### Your goal
Go through the data below and copy it exactly, skipping every picture.

── Data extract

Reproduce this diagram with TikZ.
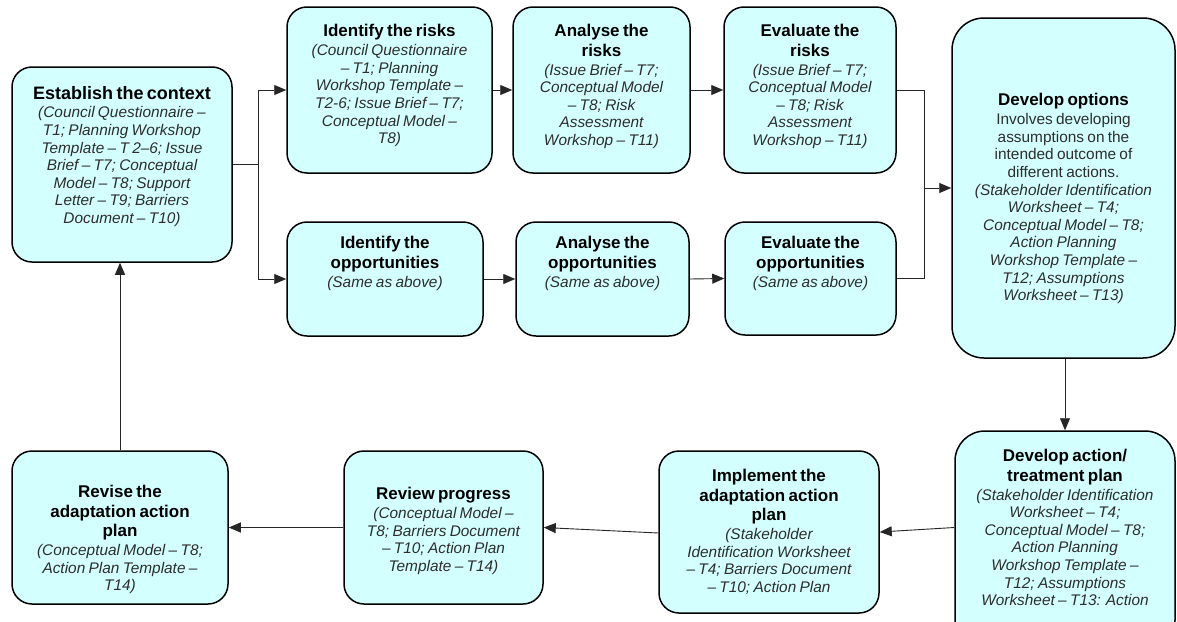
\documentclass[tikz,border=0pt]{standalone}
\usepackage{fontspec}
\setmainfont{Liberation Sans}
\usetikzlibrary{arrows.meta,calc}
\definecolor{boxfill}{RGB}{212,255,255}
\definecolor{txtgray}{RGB}{45,45,45}
\newcommand{\mytitle}[1]{{\fontsize{17}{19.5}\selectfont\bfseries #1\par}\vspace{1.5pt}}
\newcommand{\mybigtitle}[1]{{\fontsize{18}{20}\selectfont\bfseries #1\par}\vspace{1pt}}
\newcommand{\mybody}[1]{{\fontsize{15.4}{17.6}\selectfont\itshape\color{txtgray}#1\par}}
\newcommand{\myplain}[1]{{\fontsize{15.4}{17.6}\selectfont\color{txtgray}#1\par}}
\begin{document}
\begin{tikzpicture}[x=1pt,y=-1pt,
  box/.style={draw=black, line width=1.5pt, fill=boxfill, rounded corners=20pt, inner sep=0pt},
  txt/.style={inner sep=0pt, anchor=north, align=center},
  conn/.style={draw=black!85, line width=0.9pt},
  arr/.style={conn, -{Triangle[length=12pt,width=10pt]}}]
\clip (0,0) rectangle (1177,621);
\fill[white] (0,0) rectangle (1177,621);

% boxes
\node[box, minimum width=220pt, minimum height=195pt] (ctx) at (122,164.5) {};
\node[box, minimum width=205pt, minimum height=166pt] (ir) at (389.5,90) {};
\node[box, minimum width=177pt, minimum height=166pt] (ar) at (601.5,90) {};
\node[box, minimum width=172pt, minimum height=166pt] (er) at (810,90) {};
\node[box, minimum width=196pt, minimum height=114pt] (io) at (385,279) {};
\node[box, minimum width=173pt, minimum height=114pt] (ao) at (602.5,279) {};
\node[box, minimum width=171pt, minimum height=113pt] (eo) at (810.5,278.5) {};
\node[box, rounded corners=32pt, minimum width=223pt, minimum height=340pt] (dopt) at (1063.5,188) {};
\node[box, rounded corners=30pt, minimum width=220pt, minimum height=219pt] (dap) at (1065,540.5) {};
\node[box, minimum width=220pt, minimum height=162pt] (imp) at (769,532) {};
\node[box, minimum width=199pt, minimum height=153pt] (rev) at (443.5,527.5) {};
\node[box, minimum width=216pt, minimum height=153pt] (rvs) at (120,527.5) {};

% texts
\node[txt, text width=214pt] (ctxT) at (122,86) {\mybigtitle{Establish the context}\mybody{(Council Questionnaire –\\ T1; Planning Workshop\\ Template – T 2–6; Issue\\ Brief – T7; Conceptual\\ Model – T8; Support\\ Letter – T9; Barriers\\ Document – T10)}};
\node[txt, text width=195pt] (irT) at (389.5,24) {\mytitle{Identify the risks}\mybody{(Council Questionnaire\\ – T1; Planning\\ Workshop Template –\\ T2-6; Issue Brief – T7;\\ Conceptual Model –\\ T8)}};
\node[txt, text width=170pt] (arT) at (601.5,24) {\mytitle{Analyse the\\ risks}\mybody{(Issue Brief – T7;\\ Conceptual Model\\ – T8; Risk\\ Assessment\\ Workshop – T11)}};
\node[txt, text width=166pt] (erT) at (810,24) {\mytitle{Evaluate the\\ risks}\mybody{(Issue Brief – T7;\\ Conceptual Model\\ – T8; Risk\\ Assessment\\ Workshop – T11)}};
\node[txt, text width=186pt] (ioT) at (385,236) {\mytitle{Identify the\\ opportunities}\mybody{(Same as above)}};
\node[txt, text width=166pt] (aoT) at (602.5,236) {\mytitle{Analyse the\\ opportunities}\mybody{(Same as above)}};
\node[txt, text width=166pt] (eoT) at (810.5,236) {\mytitle{Evaluate the\\ opportunities}\mybody{(Same as above)}};
\node[txt, text width=215pt] (doptT) at (1063.5,93) {\mytitle{Develop options}\myplain{Involves developing\\ assumptions on the\\ intended outcome of\\ different actions.}\mybody{(Stakeholder Identification\\ Worksheet – T4;\\ Conceptual Model – T8;\\ Action Planning\\ Workshop Template –\\ T12; Assumptions\\ Worksheet – T13)}};
\node[txt, text width=215pt] (dapT) at (1065,449) {\mytitle{Develop action/\\ treatment plan}\mybody{(Stakeholder Identification\\ Worksheet – T4;\\ Conceptual Model – T8;\\ Action Planning\\ Workshop Template –\\ T12; Assumptions\\ Worksheet – T13: Action}};
\node[txt, text width=210pt] (impT) at (769,469) {\mytitle{Implement the\\ adaptation action\\ plan}\mybody{(Stakeholder\\ Identification Worksheet\\ – T4; Barriers Document\\ – T10; Action Plan}};
\node[txt, text width=195pt] (revT) at (443.5,487) {\mytitle{Review progress}\mybody{(Conceptual Model –\\ T8; Barriers Document\\ – T10; Action Plan\\ Template – T14)}};
\node[txt, text width=210pt] (rvsT) at (120,485) {\mytitle{Revise the\\ adaptation action\\ plan}\mybody{(Conceptual Model – T8;\\ Action Plan Template –\\ T14)}};

% connectors
\coordinate (brT) at (258,90);
\coordinate (brB) at (258,279);
\draw[conn] (ctx.east) -- (ctx.east -| brT);
\draw[conn] (brT) -- (brB);
\draw[arr] (brT) -- (ir.west);
\draw[arr] (brB) -- (io.west);
\draw[arr] (ir.east) -- (ar.west);
\draw[arr] (ar.east) -- (er.west);
\draw[arr] (io.east) -- (ao.west);
\draw[arr] (ao.east) -- (eo.west);
\coordinate (mT) at (924,90);
\coordinate (mB) at (924,278.5);
\draw[conn] (er.east) -- (mT) -- (mB) -- (eo.east);
\draw[arr] (mT |- dopt.west) -- (dopt.west);
\draw[arr] (dap.north |- dopt.south) -- (dap.north);
\draw[arr] ([yshift=13pt]dap.west) -- (imp.east);
\draw[arr] ([yshift=-1pt]imp.west) -- (rev.east);
\draw[arr] (rev.west) -- (rvs.east);
\draw[arr] (rvs.north) -- (rvs.north |- ctx.south);
\end{tikzpicture}
\end{document}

────

### Exercise result
Reproduce this diagram with TikZ.
\documentclass[tikz,border=0pt]{standalone}
\usepackage{fontspec}
\setmainfont{Liberation Sans}
\usetikzlibrary{arrows.meta,calc}
\definecolor{boxfill}{RGB}{212,255,255}
\definecolor{txtgray}{RGB}{45,45,45}
\newcommand{\mytitle}[1]{{\fontsize{17}{19.5}\selectfont\bfseries #1\par}\vspace{1.5pt}}
\newcommand{\mybigtitle}[1]{{\fontsize{18}{20}\selectfont\bfseries #1\par}\vspace{1pt}}
\newcommand{\mybody}[1]{{\fontsize{15.4}{17.6}\selectfont\itshape\color{txtgray}#1\par}}
\newcommand{\myplain}[1]{{\fontsize{15.4}{17.6}\selectfont\color{txtgray}#1\par}}
\begin{document}
\begin{tikzpicture}[x=1pt,y=-1pt,
  box/.style={draw=black, line width=1.5pt, fill=boxfill, rounded corners=20pt, inner sep=0pt},
  txt/.style={inner sep=0pt, anchor=north, align=center},
  conn/.style={draw=black!85, line width=0.9pt},
  arr/.style={conn, -{Triangle[length=12pt,width=10pt]}}]
\clip (0,0) rectangle (1177,621);
\fill[white] (0,0) rectangle (1177,621);

% boxes
\node[box, minimum width=220pt, minimum height=195pt] (ctx) at (122,164.5) {};
\node[box, minimum width=205pt, minimum height=166pt] (ir) at (389.5,90) {};
\node[box, minimum width=177pt, minimum height=166pt] (ar) at (601.5,90) {};
\node[box, minimum width=172pt, minimum height=166pt] (er) at (810,90) {};
\node[box, minimum width=196pt, minimum height=114pt] (io) at (385,279) {};
\node[box, minimum width=173pt, minimum height=114pt] (ao) at (602.5,279) {};
\node[box, minimum width=171pt, minimum height=113pt] (eo) at (810.5,278.5) {};
\node[box, rounded corners=32pt, minimum width=223pt, minimum height=340pt] (dopt) at (1063.5,188) {};
\node[box, rounded corners=30pt, minimum width=220pt, minimum height=219pt] (dap) at (1065,540.5) {};
\node[box, minimum width=220pt, minimum height=162pt] (imp) at (769,532) {};
\node[box, minimum width=199pt, minimum height=153pt] (rev) at (443.5,527.5) {};
\node[box, minimum width=216pt, minimum height=153pt] (rvs) at (120,527.5) {};

% texts
\node[txt, text width=214pt] (ctxT) at (122,86) {\mybigtitle{Establish the context}\mybody{(Council Questionnaire –\\ T1; Planning Workshop\\ Template – T 2–6; Issue\\ Brief – T7; Conceptual\\ Model – T8; Support\\ Letter – T9; Barriers\\ Document – T10)}};
\node[txt, text width=195pt] (irT) at (389.5,24) {\mytitle{Identify the risks}\mybody{(Council Questionnaire\\ – T1; Planning\\ Workshop Template –\\ T2-6; Issue Brief – T7;\\ Conceptual Model –\\ T8)}};
\node[txt, text width=170pt] (arT) at (601.5,24) {\mytitle{Analyse the\\ risks}\mybody{(Issue Brief – T7;\\ Conceptual Model\\ – T8; Risk\\ Assessment\\ Workshop – T11)}};
\node[txt, text width=166pt] (erT) at (810,24) {\mytitle{Evaluate the\\ risks}\mybody{(Issue Brief – T7;\\ Conceptual Model\\ – T8; Risk\\ Assessment\\ Workshop – T11)}};
\node[txt, text width=186pt] (ioT) at (385,236) {\mytitle{Identify the\\ opportunities}\mybody{(Same as above)}};
\node[txt, text width=166pt] (aoT) at (602.5,236) {\mytitle{Analyse the\\ opportunities}\mybody{(Same as above)}};
\node[txt, text width=166pt] (eoT) at (810.5,236) {\mytitle{Evaluate the\\ opportunities}\mybody{(Same as above)}};
\node[txt, text width=215pt] (doptT) at (1063.5,93) {\mytitle{Develop options}\myplain{Involves developing\\ assumptions on the\\ intended outcome of\\ different actions.}\mybody{(Stakeholder Identification\\ Worksheet – T4;\\ Conceptual Model – T8;\\ Action Planning\\ Workshop Template –\\ T12; Assumptions\\ Worksheet – T13)}};
\node[txt, text width=215pt] (dapT) at (1065,449) {\mytitle{Develop action/\\ treatment plan}\mybody{(Stakeholder Identification\\ Worksheet – T4;\\ Conceptual Model – T8;\\ Action Planning\\ Workshop Template –\\ T12; Assumptions\\ Worksheet – T13: Action}};
\node[txt, text width=210pt] (impT) at (769,469) {\mytitle{Implement the\\ adaptation action\\ plan}\mybody{(Stakeholder\\ Identification Worksheet\\ – T4; Barriers Document\\ – T10; Action Plan}};
\node[txt, text width=195pt] (revT) at (443.5,487) {\mytitle{Review progress}\mybody{(Conceptual Model –\\ T8; Barriers Document\\ – T10; Action Plan\\ Template – T14)}};
\node[txt, text width=210pt] (rvsT) at (120,485) {\mytitle{Revise the\\ adaptation action\\ plan}\mybody{(Conceptual Model – T8;\\ Action Plan Template –\\ T14)}};

% connectors
\coordinate (brT) at (258,90);
\coordinate (brB) at (258,279);
\draw[conn] (ctx.east) -- (ctx.east -| brT);
\draw[conn] (brT) -- (brB);
\draw[arr] (brT) -- (ir.west);
\draw[arr] (brB) -- (io.west);
\draw[arr] (ir.east) -- (ar.west);
\draw[arr] (ar.east) -- (er.west);
\draw[arr] (io.east) -- (ao.west);
\draw[arr] (ao.east) -- (eo.west);
\coordinate (mT) at (924,90);
\coordinate (mB) at (924,278.5);
\draw[conn] (er.east) -- (mT) -- (mB) -- (eo.east);
\draw[arr] (mT |- dopt.west) -- (dopt.west);
\draw[arr] (dap.north |- dopt.south) -- (dap.north);
\draw[arr] ([yshift=13pt]dap.west) -- (imp.east);
\draw[arr] ([yshift=-1pt]imp.west) -- (rev.east);
\draw[arr] (rev.west) -- (rvs.east);
\draw[arr] (rvs.north) -- (rvs.north |- ctx.south);
\end{tikzpicture}
\end{document}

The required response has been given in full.